------ Material ------

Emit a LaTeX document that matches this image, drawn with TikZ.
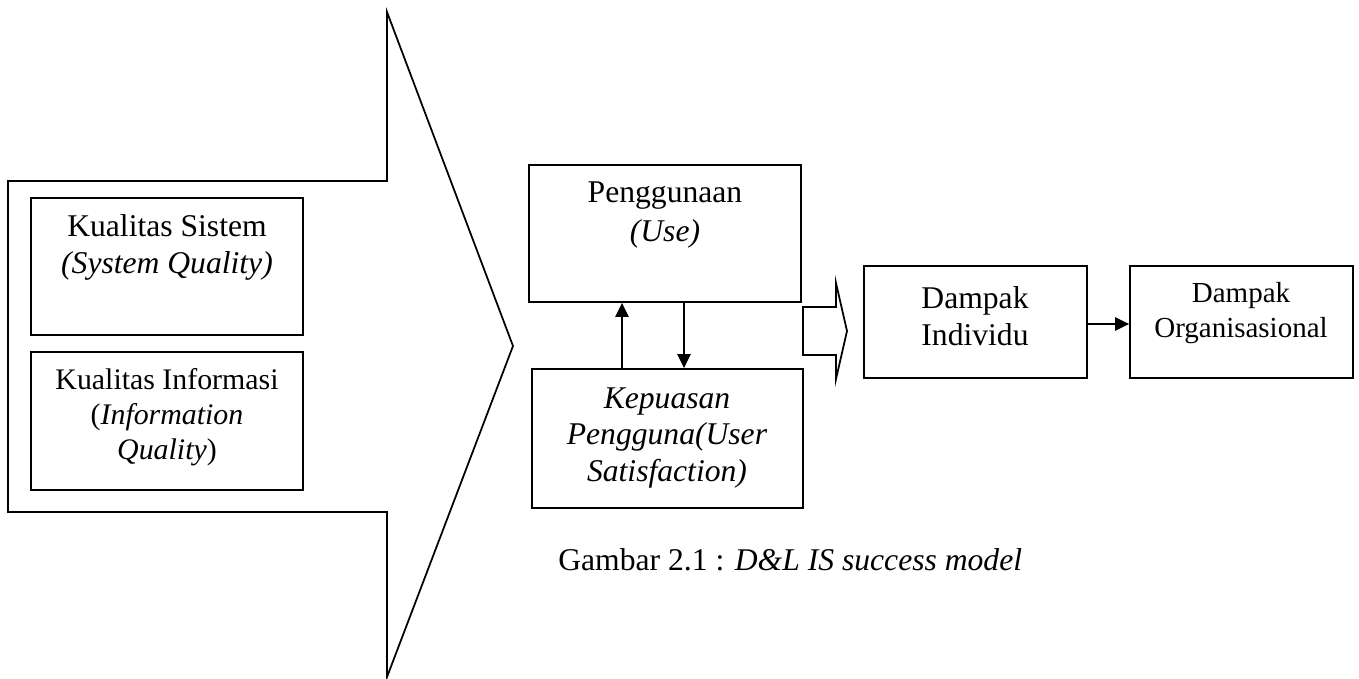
\documentclass[tikz,border=0pt]{standalone}
\usepackage{fontspec}
\setmainfont{Liberation Serif}
\usetikzlibrary{arrows.meta,fit}

\begin{document}
\begin{tikzpicture}[x=0.02cm,y=-0.02cm,line join=miter]
	\tikzstyle{kotak}=[draw,line width=1pt,inner sep=0pt];
	\tikzstyle{bentuk}=[draw,line width=1pt];
	\tikzstyle{teks}=[align=center,inner sep=0pt,font=\fontsize{18}{21}\selectfont];
	\tikzstyle{tekskecil}=[align=center,inner sep=0pt,font=\fontsize{16.5}{19.5}\selectfont];
	\tikzstyle{panah}=[line width=1.2pt,-{Triangle[length=8pt,width=7.5pt]}];
%<--------------------------------------------------------------------------->%
	\useasboundingbox (0,0) rectangle (1359,679);

	% panah besar
	\coordinate (A) at (8,181);
	\coordinate (B) at (387,181);
	\coordinate (C) at (387,12);
	\coordinate (D) at (513,346);
	\coordinate (E) at (387,677);
	\coordinate (F) at (387,512);
	\coordinate (G) at (8,512);
	\draw[bentuk] (A) -- (B) -- (C) -- (D) -- (E) -- (F) -- (G) -- cycle;

	% kotak kualitas
	\node[kotak,fit={(31,198) (303,335)}] (sq) {};
	\node[kotak,fit={(31,352) (303,490)}] (iq) {};
	\node[teks] (sqt) at (167,247) {Kualitas Sistem\\\textit{(System Quality)}};
	\node[teks,font=\fontsize{17}{20}\selectfont] (iqt) at (167,417) {Kualitas Informasi\\(\textit{Information}\\\textit{Quality})};

	% penggunaan dan kepuasan
	\node[kotak,fit={(529,165) (801,302)}] (use) {};
	\node[kotak,fit={(532,369) (803,508)}] (sat) {};
	\node[teks,font=\fontsize{18}{22}\selectfont] (uset) at (665,215) {Penggunaan\\\textit{(Use)}};
	\node[teks] (satt) at (667,438) {\textit{Kepuasan}\\\textit{Pengguna(User}\\\textit{Satisfaction)}};
	\coordinate (naik) at (622,0);
	\coordinate (turun) at (684,0);
	\draw[panah] (sat.north -| naik) -- (use.south -| naik);
	\draw[panah] (use.south -| turun) -- (sat.north -| turun);

	% panah kosong
	\coordinate (H1) at (803,307);
	\coordinate (H2) at (836,307);
	\coordinate (H3) at (836,283);
	\coordinate (H4) at (847,331);
	\coordinate (H5) at (836,379);
	\coordinate (H6) at (836,355);
	\coordinate (H7) at (803,355);
	\draw[bentuk] (H1) -- (H2) -- (H3) -- (H4) -- (H5) -- (H6) -- (H7) -- cycle;

	% dampak
	\node[kotak,fit={(864,266) (1087,378)}] (ind) {};
	\node[kotak,fit={(1130,266) (1353,378)}] (org) {};
	\node[teks] (indt) at (975,316) {Dampak\\Individu};
	\node[tekskecil] (orgt) at (1241,313) {Dampak\\Organisasional};
	\coordinate (tengah) at (0,324);
	\draw[panah] (ind.east |- tengah) -- (org.west |- tengah);

	%% keterangan
	\node[teks,anchor=west] (ket) at (558,560) {Gambar 2.1 : \textit{D\&L IS success model}};
\end{tikzpicture}
\end{document}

------

◆ The request
Write out exactly the lines between the start of the data and the line with "(0,0) rectangle (1359,679);", including both, but none of the pictures.

◆ Exercise result
Emit a LaTeX document that matches this image, drawn with TikZ.
\documentclass[tikz,border=0pt]{standalone}
\usepackage{fontspec}
\setmainfont{Liberation Serif}
\usetikzlibrary{arrows.meta,fit}

\begin{document}
\begin{tikzpicture}[x=0.02cm,y=-0.02cm,line join=miter]
	\tikzstyle{kotak}=[draw,line width=1pt,inner sep=0pt];
	\tikzstyle{bentuk}=[draw,line width=1pt];
	\tikzstyle{teks}=[align=center,inner sep=0pt,font=\fontsize{18}{21}\selectfont];
	\tikzstyle{tekskecil}=[align=center,inner sep=0pt,font=\fontsize{16.5}{19.5}\selectfont];
	\tikzstyle{panah}=[line width=1.2pt,-{Triangle[length=8pt,width=7.5pt]}];
%<--------------------------------------------------------------------------->%
	\useasboundingbox (0,0) rectangle (1359,679);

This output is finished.